Nie ma porozumienia ws. reformy Rady Bezpieczeństwa ONZ
Brakiem porozumienia skończyło
się niedzielne spotkanie szefów dyplomacji Niemiec, Brazylii,
Japonii i Indii (G-4), czyli krajów ubiegających się o stałe
członkostwo w Radzie Bezpieczeństwa ONZ, z przedstawicielami Unii
Afrykańskiej. Rozmowy mają być kontynuowane 25 lipca w Genewie.
18.07.2005 | aktual.: 18.07.2005 06:28
Bez poparcia UA Grupa Czterech będzie miała niewielkie szanse na uzyskanie dwóch trzecich głosów (128 ze 191 państw ONZ)
, potrzebnych do rozszerzenie Rady Bezpieczeństwa. Z drugiej strony kraje afrykańskie nie będą w stanie przeforsować własnego planu reformy RB bez wsparcia Niemiec, Indii, Japonii i Brazylii.
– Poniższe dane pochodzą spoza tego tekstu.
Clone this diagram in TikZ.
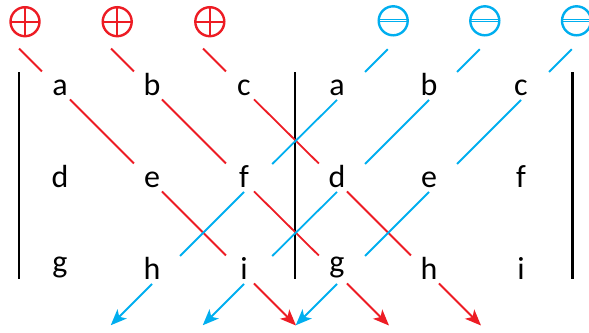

"Wszyscy nie mogą wygrać" - oświadczył w Nowym Jorku minister spraw zagranicznych Indii Natwar Singh. "Nie jest możliwe, aby któraś ze stron samodzielnie uzyskała dwie trzecie głosów. Dlatego musimy znaleźć sposób, aby zlikwidować różnice w stanowiskach" - dodał.
Cztery kraje - Brazylia, Niemcy, Japonia i Indie - zaproponowały rozszerzenie składu Rady Bezpieczeństwa do 25 państw (obecnie jest 15). Liczba stałych członków miałaby być zwiększona o sześć państw - poza wymienionymi status taki uzyskałyby dwa, nie wytypowane jeszcze, kraje afrykańskie. Stałe członkostwo Rady Bezpieczeństwa ONZ wiąże się z prawem weta, ale cztery aspirujące do niej kraje byłyby skłonne zrezygnować z tego prawa na kilkanaście lat.
Takie rozwiązanie nie satysfakcjonuje Unii Afrykańskiej, która domaga się prawa weta dla nowych stałych członków RB, w tym dwóch krajów Afryki. Stanowczo opowiedział się przeciwko temu szef niemieckiego MSZ Joschka Fischer, mówiąc w niedzielę, że nie będzie żadnych ustępstw w sprawie weta dla nowych członków Rady Bezpieczeństwa.
Projekt czterech państw zyskał poparcie 27 krajów - w tym m.in. Polski.